| PROBLEM DETAILS |
Make an exact transcription of the material, leaving out all images.

| SUPPLIED DATA |
- - - - - - -

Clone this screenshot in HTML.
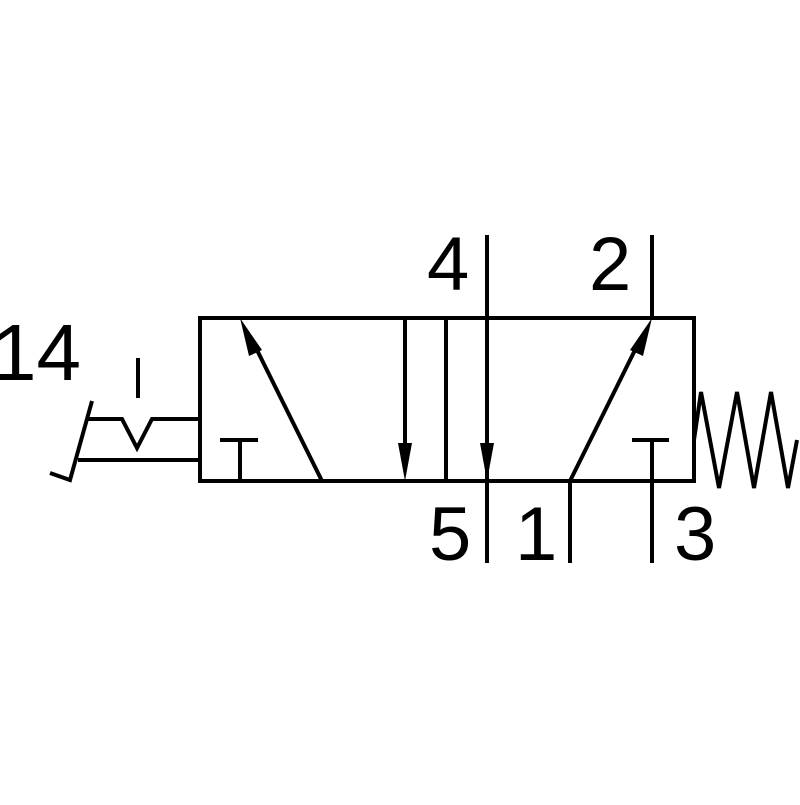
<!DOCTYPE html>
<html><head><style>html,body{margin:0;padding:0;background:#fff;}</style></head>
<body>
<svg width="800" height="800" viewBox="0 0 800 800" xmlns="http://www.w3.org/2000/svg">
<g stroke="#000" stroke-width="4" fill="none" stroke-linecap="butt">
<rect x="200" y="318" width="494" height="163"/>
<line x1="446" y1="318" x2="446" y2="481"/>
<line x1="487" y1="235" x2="487" y2="563"/>
<line x1="652" y1="235" x2="652" y2="318"/>
<line x1="570" y1="481" x2="570" y2="563"/>
<line x1="652" y1="440" x2="652" y2="563"/>
<line x1="632" y1="440" x2="669" y2="440"/>
<line x1="240" y1="440" x2="240" y2="481"/>
<line x1="220" y1="440" x2="258" y2="440"/>
<line x1="322" y1="481" x2="252" y2="340"/>
<line x1="405" y1="318" x2="405" y2="450"/>
<line x1="487" y1="318" x2="487" y2="450"/>
<line x1="570" y1="481" x2="640" y2="340"/>
<polyline points="694,440 701,392 719,488 737,392 754,488 771,392 788,488 797,440"/>
<polyline points="88,419 122,419 137,448 152,419 200,419"/>
<line x1="78" y1="460" x2="200" y2="460"/>
<polyline points="92,401 70,480 50,473"/>
<line x1="138" y1="358" x2="138" y2="398"/>
</g>
<g fill="#000">
<polygon points="398,443 412,443 405,481"/>
<polygon points="480,443 494,443 487,481"/>
<polygon points="240,318 262,350 249,356"/>
<polygon points="652,318 643,356 630,350"/>
</g>
<g font-family="Liberation Sans, sans-serif" font-size="76" fill="#000">
<text x="-8" y="380" font-size="80">14</text>
<text x="427" y="290">4</text>
<text x="589" y="290">2</text>
<text x="429" y="560">5</text>
<text x="515" y="560">1</text>
<text x="674" y="560">3</text>
</g>
</svg>
</body></html>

- - - - - - -

| SOLVED EXERCISE |
Clone this screenshot in HTML.
<!DOCTYPE html>
<html><head><style>html,body{margin:0;padding:0;background:#fff;}</style></head>
<body>
<svg width="800" height="800" viewBox="0 0 800 800" xmlns="http://www.w3.org/2000/svg">
<g stroke="#000" stroke-width="4" fill="none" stroke-linecap="butt">
<rect x="200" y="318" width="494" height="163"/>
<line x1="446" y1="318" x2="446" y2="481"/>
<line x1="487" y1="235" x2="487" y2="563"/>
<line x1="652" y1="235" x2="652" y2="318"/>
<line x1="570" y1="481" x2="570" y2="563"/>
<line x1="652" y1="440" x2="652" y2="563"/>
<line x1="632" y1="440" x2="669" y2="440"/>
<line x1="240" y1="440" x2="240" y2="481"/>
<line x1="220" y1="440" x2="258" y2="440"/>
<line x1="322" y1="481" x2="252" y2="340"/>
<line x1="405" y1="318" x2="405" y2="450"/>
<line x1="487" y1="318" x2="487" y2="450"/>
<line x1="570" y1="481" x2="640" y2="340"/>
<polyline points="694,440 701,392 719,488 737,392 754,488 771,392 788,488 797,440"/>
<polyline points="88,419 122,419 137,448 152,419 200,419"/>
<line x1="78" y1="460" x2="200" y2="460"/>
<polyline points="92,401 70,480 50,473"/>
<line x1="138" y1="358" x2="138" y2="398"/>
</g>
<g fill="#000">
<polygon points="398,443 412,443 405,481"/>
<polygon points="480,443 494,443 487,481"/>
<polygon points="240,318 262,350 249,356"/>
<polygon points="652,318 643,356 630,350"/>
</g>
<g font-family="Liberation Sans, sans-serif" font-size="76" fill="#000">
<text x="-8" y="380" font-size="80">14</text>
<text x="427" y="290">4</text>
<text x="589" y="290">2</text>
<text x="429" y="560">5</text>
<text x="515" y="560">1</text>
<text x="674" y="560">3</text>
</g>
</svg>
</body></html>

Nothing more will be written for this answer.